Leveraging Decades of Yurok Expertise
Roughly 90 percent of Chinook salmon spawning habitat in California has been lost since the late 1840s, when people began building dams and significantly altering the courses of California rivers and streams. Today, the population of Sacramento River winter run salmon is historically low, and the species is listed as endangered under the Endangered Species Act.
In 2019, River Partners asked the Yurok Tribe to help us revive and reconnect side channels along the Sacramento River between Keswick Dam and Red Bluff. The Yurok have years of experience restoring river landscapes along the Klamath River and its principal tributary, the Trinity River, but the Anderson River Park side channel project marks the first time the Yurok crew worked on the Sacramento. Like the Klamath, the Sacramento River provides important habitat for endangered Chinook salmon.
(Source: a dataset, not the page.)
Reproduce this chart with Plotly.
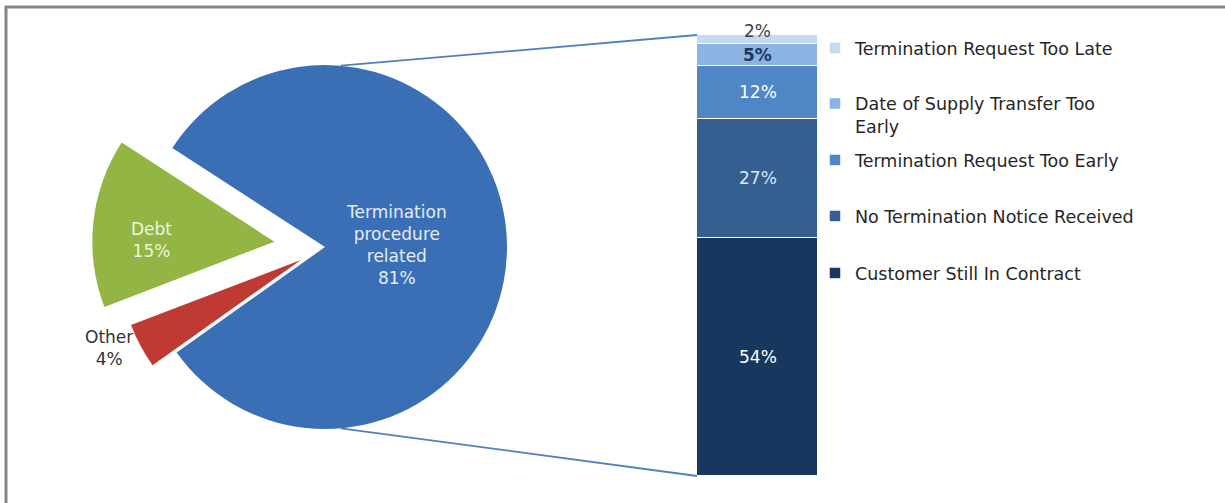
import math
import plotly.graph_objects as go

# ---------------- data ----------------
pie_labels = ["Termination procedure related", "Other", "Debt"]
pie_text = ["Termination<br>procedure<br>related<br>81%", "Other<br>4%", "Debt<br>15%"]
pie_values = [81, 4, 15]
pie_pull = [0, 0.15, 0.28]
pie_colors = ["#3A6FB6", "#BF3A33", "#92B543"]

bar_labels = ["Customer Still In Contract", "No Termination Notice Received",
              "Termination Request Too Early", "Date of Supply Transfer Too Early",
              "Termination Request Too Late"]
bar_legend_names = ["Customer Still In Contract", "No Termination Notice Received",
                    "Termination Request Too Early", "Date of Supply Transfer Too<br>Early",
                    "Termination Request Too Late"]
bar_values = [54, 27, 12, 5, 2]
bar_text = ["54%", "27%", "12%", "5%", "2%"]
bar_colors = ["#17375E", "#365F91", "#4F86C6", "#8DB3E2", "#C6D9F1"]

# ---------------- layout helpers ----------------
W, H = 1225, 503
FONT = "DejaVu Sans"
def px(xp):
    return xp / W
def py(yp):
    return 1 - yp / H

# pie geometry (pixels)
PCX, PCY, PR = 325, 247, 182
max_pull = max(pie_pull)
half = PR * (1 + max_pull)

# bar geometry (pixels)
BX0, BX1, BY0, BY1 = 697, 818, 35, 476

fig = go.Figure()

fig.add_trace(go.Pie(
    labels=pie_labels, values=pie_values, pull=pie_pull, sort=False,
    direction="clockwise", rotation=-57,
    marker=dict(colors=pie_colors, line=dict(width=0)),
    textinfo="none", hoverinfo="label+percent", showlegend=False,
    domain=dict(x=[px(PCX - half), px(PCX + half)], y=[py(PCY + half), py(PCY - half)]),
))

legend_centers = [273, 216, 160, 115, 48]
legend_keys = ["legend", "legend2", "legend3", "legend4", "legend5"]
for i, (lab, name, v, c) in enumerate(zip(bar_labels, bar_legend_names, bar_values, bar_colors)):
    fig.add_trace(go.Bar(
        x=[0], y=[v], name=name, width=1, xaxis="x", yaxis="y",
        marker=dict(color=c, line=dict(color="white", width=1.5)),
        hovertext=lab, hoverinfo="text+y",
        legend=legend_keys[i],
    ))

# bar labels
label_colors = ["#FFFFFF", "#DCE6F2", "#FFFFFF", "#1F3864", "#404040"]
label_bold = [False, False, False, True, False]
cum = 0
for i, (v, t) in enumerate(zip(bar_values, bar_text)):
    mid = cum + v / 2
    cum += v
    yv, ysh = (mid, 0) if i < len(bar_values) - 1 else (cum, 4)
    fig.add_annotation(
        x=0, y=yv, xref="x", yref="y", text=("<b>%s</b>" % t) if label_bold[i] else t,
        showarrow=False, yshift=ysh, xanchor="center", yanchor="middle",
        font=dict(family=FONT, size=17, color=label_colors[i]),
    )

# pie labels
pie_label_pos = [(396, 245), (109, 348), (151, 240)]
pie_label_colors = ["#E4EBF5", "#333333", "#EEF3E2"]
for t, (lx, ly), c in zip(pie_text, pie_label_pos, pie_label_colors):
    fig.add_annotation(x=px(lx), y=py(ly), xref="paper", yref="paper", text=t,
                       xanchor="center", yanchor="middle",
                       showarrow=False, font=dict(family=FONT, size=17, color=c))

# connector lines from pie to bar
for ang, by in [(85, BY0), (-85, BY1)]:
    x0 = PCX + PR * math.cos(math.radians(ang))
    y0 = PCY - PR * math.sin(math.radians(ang))
    fig.add_shape(type="line", xref="paper", yref="paper",
                  x0=px(x0), y0=py(y0), x1=px(BX0), y1=py(by),
                  line=dict(color="#4F81BD", width=1.8))

# outer frame
fig.add_shape(type="rect", xref="paper", yref="paper",
              x0=px(6), y0=py(7), x1=1.02, y1=-0.03,
              line=dict(color="#858585", width=3))

legend_common = dict(font=dict(family=FONT, size=17.5, color="#262626"),
                     bgcolor="rgba(0,0,0,0)", xanchor="left", yanchor="middle",
                     x=px(855 - 40), itemclick=False, itemdoubleclick=False)
layout_legends = {}
for k, cy in zip(legend_keys, legend_centers):
    d = dict(legend_common)
    d["y"] = py(cy)
    if k == "legend4":
        d["valign"] = "top"
    layout_legends[k] = d

fig.update_layout(
    width=W, height=H, margin=dict(l=0, r=0, t=0, b=0),
    paper_bgcolor="white", plot_bgcolor="white",
    barmode="stack", bargap=0,
    xaxis=dict(domain=[px(BX0), px(BX1)], range=[-0.5, 0.5], visible=False, fixedrange=True),
    yaxis=dict(domain=[py(BY1), py(BY0)], range=[0, 100], visible=False, fixedrange=True),
    showlegend=True,
    **layout_legends,
)

fig.write_html("out.html")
Traditionally, salmon were a primary food source for the Yurok. Today, these endangered migrants still have an important place in the Yurok culture. “The Klamath River and its fish are the lifeblood to the Yurok,” says Martin. “The year and the seasons are all timed with what’s happening on the river and the surrounding environment.”
River Partners depended on the Yurok’s knowledge and years of experience constructing side channels to turn our plans for the Sacramento River side channel into real, functional habitat. “The ecology, the existing vegetation, all those things are all taken into consideration,” says Martin. “We let the conditions there help determine what’s appropriate for the design. If we go one way, for example, we’re taking out some invasive plants. And if we don’t go another way, we’re saving some native trees.”
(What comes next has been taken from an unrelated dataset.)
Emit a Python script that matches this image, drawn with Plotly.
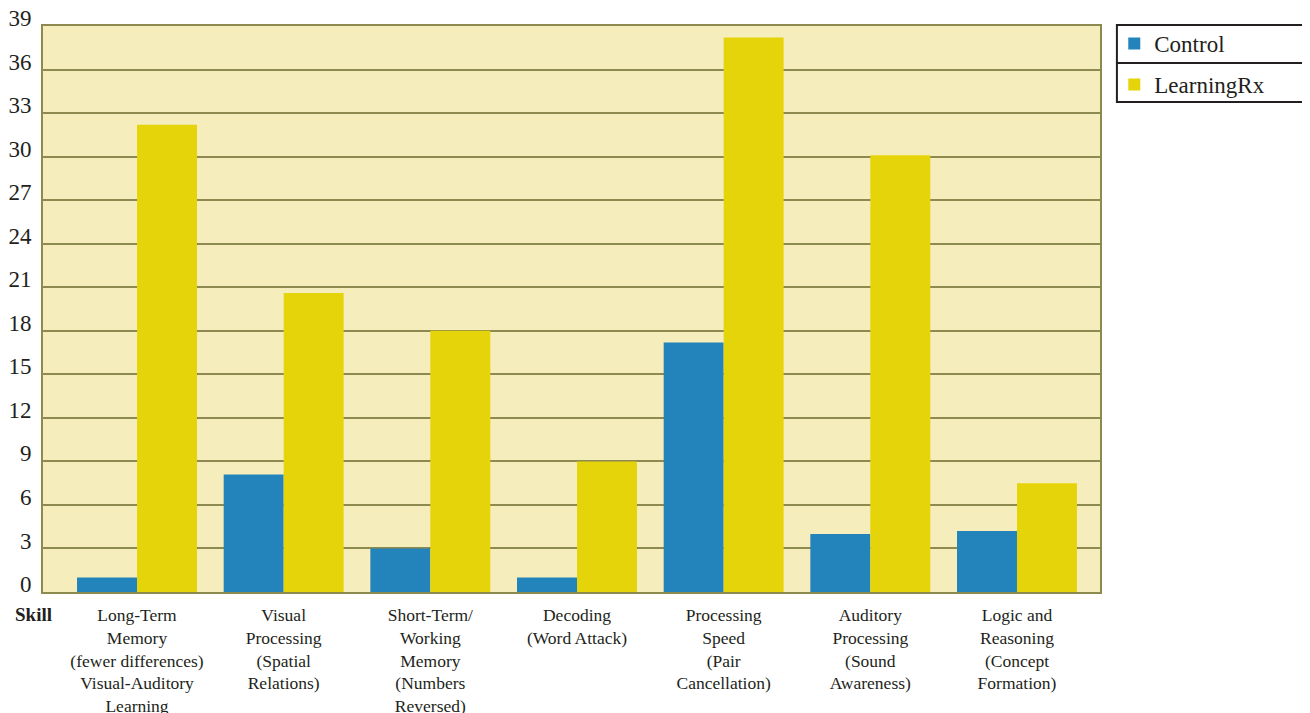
import plotly.graph_objects as go

categories = [
    "Long-Term<br>Memory<br>(fewer differences)<br>Visual-Auditory<br>Learning",
    "Visual<br>Processing<br>(Spatial<br>Relations)",
    "Short-Term/<br>Working<br>Memory<br>(Numbers<br>Reversed)",
    "Decoding<br>(Word Attack)",
    "Processing<br>Speed<br>(Pair<br>Cancellation)",
    "Auditory<br>Processing<br>(Sound<br>Awareness)",
    "Logic and<br>Reasoning<br>(Concept<br>Formation)",
]
control = [1.0, 8.1, 3.0, 1.0, 17.2, 4.0, 4.2]
learningrx = [32.2, 20.6, 18.0, 9.0, 38.2, 30.1, 7.5]
y_ticks = list(range(0, 40, 3))

pos = list(range(len(categories)))
FONT = "Liberation Serif, Times New Roman, serif"
INK = "#231f20"
GRID = "#8c8a4e"

fig = go.Figure()
fig.add_trace(go.Bar(x=pos, y=control, name="Control", legendgroup="a",
                     marker=dict(color="#2383bb", line=dict(width=0))))
fig.add_trace(go.Bar(x=pos, y=learningrx, name="LearningRx", legendgroup="b",
                     marker=dict(color="#e6d40b", line=dict(width=0))))

fig.update_layout(
    width=1302, height=705,
    margin=dict(l=35, r=210, t=18, b=121, autoexpand=False),
    paper_bgcolor="white",
    plot_bgcolor="#f5edbb",
    barmode="group", bargap=0.182, bargroupgap=0,
    font=dict(family=FONT, color=INK),
    showlegend=True,
    legend=dict(
        x=1.0135, y=1.007, xanchor="left", yanchor="top",
        borderwidth=0, bgcolor="rgba(0,0,0,0)",
        font=dict(size=23, family=FONT, color=INK),
        itemwidth=30, tracegroupgap=8,
    ),
)
fig.update_xaxes(
    range=[-0.641, 6.566], automargin=False,
    tickvals=pos, ticktext=categories,
    tickfont=dict(size=17.5, family=FONT, color=INK),
    showgrid=False, zeroline=False,
    showline=True, linecolor=GRID, linewidth=2, mirror=True,
    ticks="", ticklabelstandoff=6, ticklabeloverflow="allow",
)
fig.update_yaxes(
    range=[0, 39], tickvals=y_ticks, automargin=False,
    tickfont=dict(size=23, family=FONT, color=INK),
    showgrid=True, gridcolor=GRID, gridwidth=2,
    zeroline=False,
    showline=True, linecolor=GRID, linewidth=2, mirror=True,
    ticks="", ticklabelshift=-8, ticklabelstandoff=5,
    ticklabeloverflow="allow",
)
# legend frame with separator
fig.add_shape(type="rect", xref="paper", yref="paper",
              x0=1.016, x1=1.1977, y0=0.8657, y1=1.0018,
              line=dict(color=INK, width=2), fillcolor="rgba(0,0,0,0)")
fig.add_shape(type="line", xref="paper", yref="paper",
              x0=1.016, x1=1.1977, y0=0.9346, y1=0.9346,
              line=dict(color=INK, width=2))
fig.add_annotation(
    text="<b>Skill</b>", xref="paper", yref="paper", x=-0.028, y=-0.018,
    xanchor="left", yanchor="top", showarrow=False,
    font=dict(size=19, family=FONT, color=INK),
)
fig.write_html("out.html")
Once excavated, the side channels were finished with submerged structures – branches, root wads from fallen trees, and sometimes entire trees – that provide hiding places for the vulnerable young salmon.
Proof of Concept
When the first of two side channels was complete, its impact was startlingly immediate. Chinook salmon were spotted taking refuge in the new habitat, including dozens of members of the critically endangered winter-run. The project’s success is a humbling and inspiring example of how partnerships with important stakeholders like the Yurok can make a difference in the vitality of our river ecosystems and the wildlife that depend on them.
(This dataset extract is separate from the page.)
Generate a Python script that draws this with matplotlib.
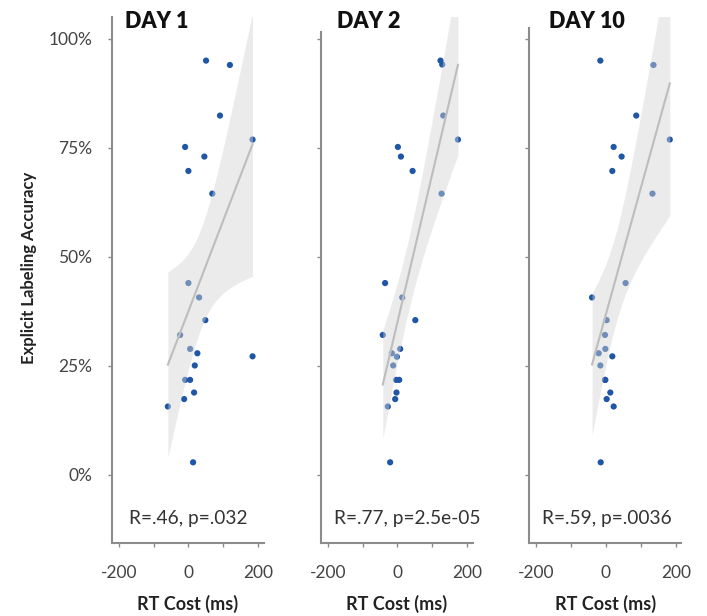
import numpy as np
import matplotlib
matplotlib.use("Agg")
import matplotlib.pyplot as plt

plt.rcParams['font.family'] = ['Lato', 'DejaVu Sans']

# data (RT cost in ms, accuracy in %)
days = ['DAY 1', 'DAY 2', 'DAY 10']
stats = ['R=.46, p=.032', 'R=.77, p=2.5e-05', 'R=.59, p=.0036']

acc = [95.0, 94.0, 82.4, 76.9, 75.2, 73.0, 69.7, 64.5, 44.0, 40.7, 35.5,
       32.1, 28.9, 27.9, 27.2, 25.1, 21.8, 21.8, 18.9, 17.4, 15.7, 2.9]
acc_day2 = [95.0, 94.1, 82.4, 76.9, 75.2, 73.0, 69.7, 64.5, 44.0, 40.7, 35.5,
            32.1, 28.9, 27.9, 27.1, 25.1, 21.8, 21.8, 18.9, 17.4, 15.7, 2.9]

rt_day1 = [50.6, 119, 90.6, 184, -9.4, 45.8, 0, 68.6, 0, 30.6, 48.6,
           -23.7, 4.9, 25.7, 184, 18.3, -9.4, 4.9, 16.3, -12.3, -58.9, 13.4]
rt_day2 = [123.7, 128.6, 131.5, 173.7, 1.4, 10.1, 43.6, 126.6, -35.3, 13.9, 51.4,
           -41.9, 8.1, -15.9, -1.4, -12.1, -3.5, 5.2, -2.6, -6.4, -27.5, -20.8]
rt_day10 = [-16.2, 136.2, 86.7, 182.9, 21.9, 44.8, 18.1, 133.3, 56.2, -40, 1.9,
            -2.9, -1.9, -20.9, 18.1, -16.2, -2.9, -1.9, 12.4, 1.9, 22, -15.2]

rts = [rt_day1, rt_day2, rt_day10]
accs = [acc, acc_day2, acc]

# layout in pixels of the 707x616 reference
W, H = 707, 616
ax_left = [111.7, 320.7, 529.3]
ax_w = 152
ax_top, ax_bot = 17, 543
spine_top = [105, 101.5, 102.4]
title_x = [125, 337, 549]
stat_x = [0.505, 0.57, 0.51]

t_crit = 2.086  # df = 20

fig = plt.figure(figsize=(W / 100, H / 100), dpi=100)
for i in range(3):
    ax = fig.add_axes([ax_left[i] / W, 1 - ax_bot / H, ax_w / W, (ax_bot - ax_top) / H])
    x = np.array(rts[i], dtype=float)
    y = np.array(accs[i], dtype=float)

    ax.scatter(x, y, s=20, color='#1f56a6', edgecolor='none', zorder=2)

    # least squares fit with 95% confidence band
    b, a = np.polyfit(x, y, 1)
    xs = np.linspace(x.min(), x.max(), 100)
    ys = a + b * xs
    n = len(x)
    resid = y - (a + b * x)
    s = np.sqrt(np.sum(resid ** 2) / (n - 2))
    se = s * np.sqrt(1 / n + (xs - x.mean()) ** 2 / np.sum((x - x.mean()) ** 2))
    ax.fill_between(xs, ys - t_crit * se, ys + t_crit * se, color='#d4d4d4',
                    alpha=0.45, linewidth=0, zorder=3)
    ax.plot(xs, ys, color='#bdbdbd', lw=1.5, zorder=4)

    ax.set_xlim(-220, 216)
    ax.set_ylim(-15.6, 105)
    ax.set_xticks([-200, -100, 0, 100, 200])
    ax.set_xticklabels(['-200', '', '0', '', '200'])
    ax.set_yticks([0, 25, 50, 75, 100])
    if i == 0:
        ax.set_yticklabels(['0%', '25%', '50%', '75%', '100%'])
    else:
        ax.set_yticklabels([])

    for side in ['top', 'right']:
        ax.spines[side].set_visible(False)
    for side in ['left', 'bottom']:
        ax.spines[side].set_color('#8c8c8c')
        ax.spines[side].set_linewidth(1.5)
    ax.spines['left'].set_bounds(-15.6, spine_top[i])
    ax.tick_params(axis='both', length=3, width=1, color='#8c8c8c',
                   labelsize=12.5, labelcolor='#444444')
    ax.tick_params(axis='x', pad=13)
    ax.tick_params(axis='y', pad=11)
    ax.patch.set_alpha(0)

    ax.set_xlabel('RT Cost (ms)', fontsize=13, fontweight='bold', color='#222222',
                  labelpad=10)
    ax.text(stat_x[i], 0.046, stats[i], transform=ax.transAxes, ha='center',
            va='center', fontsize=13.8, color='#333333', clip_on=False)

    fig.text(title_x[i] / W, 1 - 28 / H, days[i], fontsize=15.5, fontweight='heavy',
             color='#111111', ha='left', va='baseline')

fig.text(29 / W, 1 - 268 / H, 'Explicit Labeling Accuracy', rotation=90,
         ha='center', va='center', fontsize=12, fontweight='bold', color='#222222')

fig.savefig('out.png', dpi=100)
In the fall of 2020, River Partners received funding from the U.S. Bureau of Reclamation to complete additional work on six Sacramento River salmon habitat project sites. Our work with the Yurok Tribe at Anderson River Park was the proof-of-concept that helped River Partners and our partners move forward with salmon habitat restoration in other parts of the Sacramento Valley. We also look forward to continuing our partnership with the Yurok in restoring habitat along the Klamath River between Oregon and California after four of six dams along the river are removed over the next three years. As the largest dam removal in U.S. history, the action will restore salmon access to more than 400 miles of upstream habitat, boost water quality, and benefit local communities and economies that depend on a healthy river.
River Partners is honored to work with the Yurok and with other critical project partners on the Sacramento River side channel projects, including CSU Chico, the Sacramento River Forum, California Department of Water Resources, California Department of Fish and Wildlife, Pacific States Marine Fisheries Commission, Resource Conservation District of Tehama County, and Sacramento River Settlement Contractors. Central Valley Project Improvement Act funds made this important and inspiring project possible.